I think this approach would have served the Open Access communities (OA/OER/Open Data) very well (why didn't we think of it?) But it could yet do so, and so in the spirit of reuse I offer some early thoughts on the Five Stars of Open Access.

★ Available on the web (whatever format), but with an open licence
★★ Available as machine-readable editable data (e.g. Word instead of PDF page description)
★★★ as above plus non-proprietary format (e.g. HTML5 instead of Word)
★★★★ All the above plus, use open standards from W3C (RDF and microformats) to identify things, so that people can understand your stuff
★★★★★ All the above, plus: link your data to other people’s data to provide context i.e. link citations to DOIs and other entities to appropriate URIs (e.g. project names, author names, research groups, funders etc).

These are directly taken from Tim's document, with some subtle variations, and are intended for discussion.

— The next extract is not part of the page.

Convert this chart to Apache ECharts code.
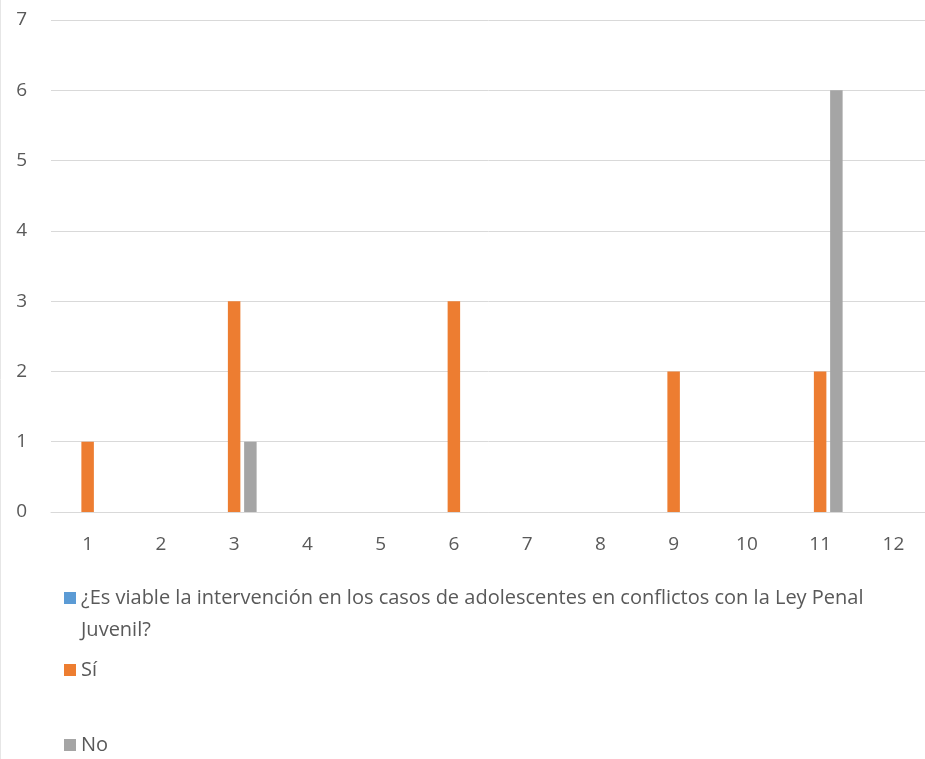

For a start, it shows that we haven't even got very far into 1-star territory, as we mainly fudge the licensing issue. (This comes from the fact that unlike data, our documents are often re-owned by third parties.) Pressing on, the second star is available for editable source documents rather than page images and this is also a minority activity. In our repository, there are 7271 PDFs vs 820 Office/HTML/XML documents. So a long way to go there. The third star seems even more remote (376 documents). And as for the fourth star's embedded metadata?

But the fifth star: this seems to be so valuable. If we could just get there - properly linked documents, no chasing down references, the ability to easily generate citation databases, easy lookup of the social network of authors. Sigh. What's not to like? And you can even add 5* facilities to PDF, so perhaps we will find some short cuts!

If we develop these five stars, it will help us to function as positive Open Access evangelists, while also promoting the future benefits that we would like to work towards. No mixed messages. No confusion.